The “won” and “lost” columns contain absolutely equal quantities: 57 apiece. The Mets were nine games over .500 on July 7. They are nine games under .500 five weeks later. There’s a law of averages lurking somewhere inside those numbers, but a team that is 0-7 in its last seven one-run games seems determined to find a way to not win every chance it gets. They have famously not directly followed one win with another in more than a month and haven’t taken any of the past five series they’ve played.

Their relative proximity to the Wild Card — three games as of this writing with 48 to play (or ten games closer to Miami than old New York was to Brooklyn with 44 to go) — continues to tantalize, at least until you watch them conduct their on-field affairs for a month. The best that you can do between the moon and sullen Citi is attempt to conjure a scenario in which a procession of healed and hearty Mets march forth from the DL and into the lineup, proceeding to power themselves and their simultaneously rejuvenated teammates to heights the lot of them had forgotten they were capable of reaching.

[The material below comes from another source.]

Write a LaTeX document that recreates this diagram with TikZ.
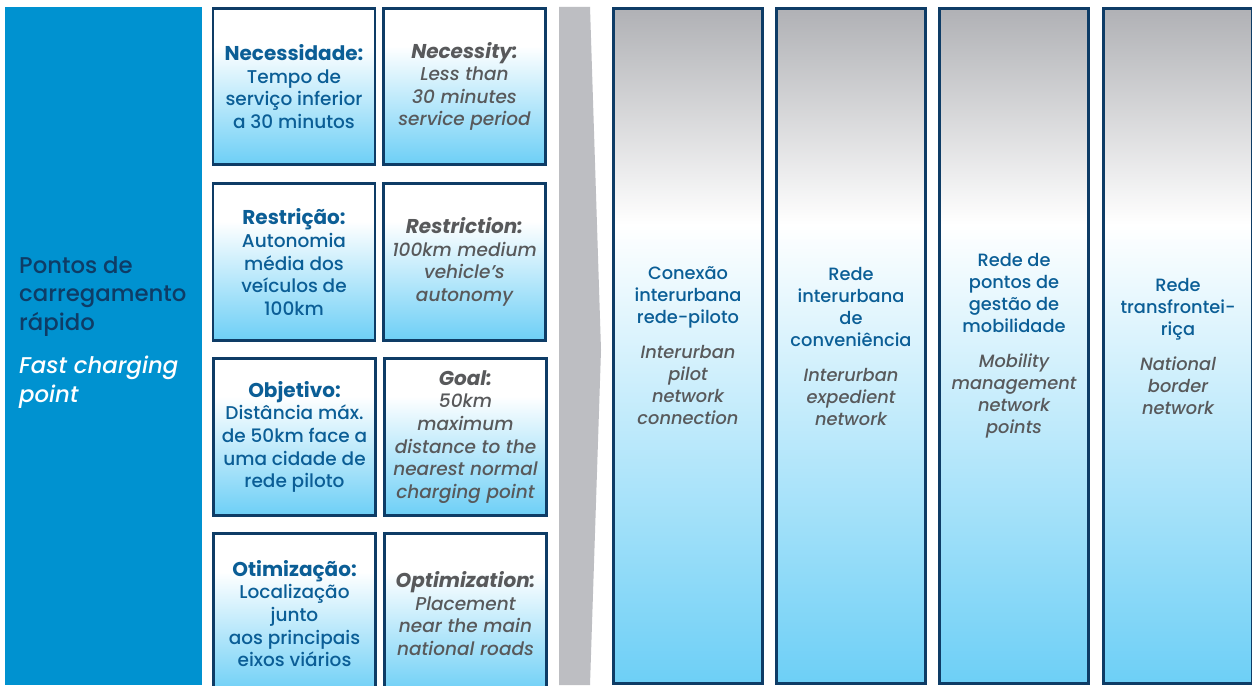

Reyes comes back, Cespedes comes back, Cabrera comes back, Wheeler comes back, the whole darn shootin’ match comes back. The Marlins, the Cardinals and the Pirates all find themselves stuck in the completive mud while the Mets hijack the first hovercraft they see and whoosh right by them.

It could happen. It could. It probably won’t, but it would be irresponsible of us not to entertain such a fantasy, just as it would be negligent of us to not consider that three out with 48 to play is simply another plot point on the downward graph that will have us six out with 42 to play, 10 out with 35 to play, whatever out with however many to play until sub-mediocrity lands upon its inevitable level.

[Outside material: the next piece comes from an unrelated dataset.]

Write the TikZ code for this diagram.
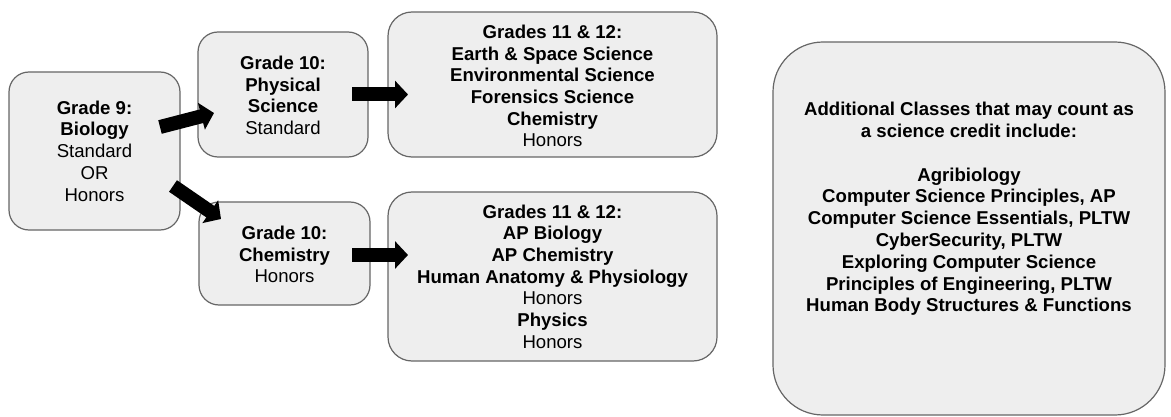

You can blame the manager, because managers are hired to be blamed. You can absolve the manager, because though the manager wears a uniform, he does not swing ineffectually, pitch without fluidity or forget to go through the motions of holding opposing baserunners on. It’s probably partly Terry Collins’s doing that the Mets have been avoiding awesomeness for weeks on end, though it was probably also probably partly Terry Collins’s doing that the Mets soared above most of the N.L. pack for a spell. I almost wish I could rub two rhetorical sticks together and offer you a flaming hot take on the matter. All I will tell you is I don’t take other people’s livelihoods lightly, thus I’m probably not temperamentally suited to lead a #FireTerry torch patrol. Then again, I’m not exactly prepared to go all Tiananmen Square in his defense.

If the Mets as currently constituted were good enough to not be swept soundly by the last-place Arizona Diamondbacks, any manager could have guided them to a 1-2 record in their past three games. They’re not that good. Maybe they will be before it gets too late. Truman caught Dewey. The Giants caught the Dodgers. I eked out a 70 on the New York State Geometry Regents of June 1978, which served as my adolescence’s veritable Shot Heard Round the World. I wasn’t a witness to the first two miracles, but I can assure you I wouldn’t have bet an isosceles nickel on myself with 48 days to go in that particular school year.

Yet here I am today, complaining about the Mets, just like I did in ninth grade. Yes, that Regents Diploma really took me a long way.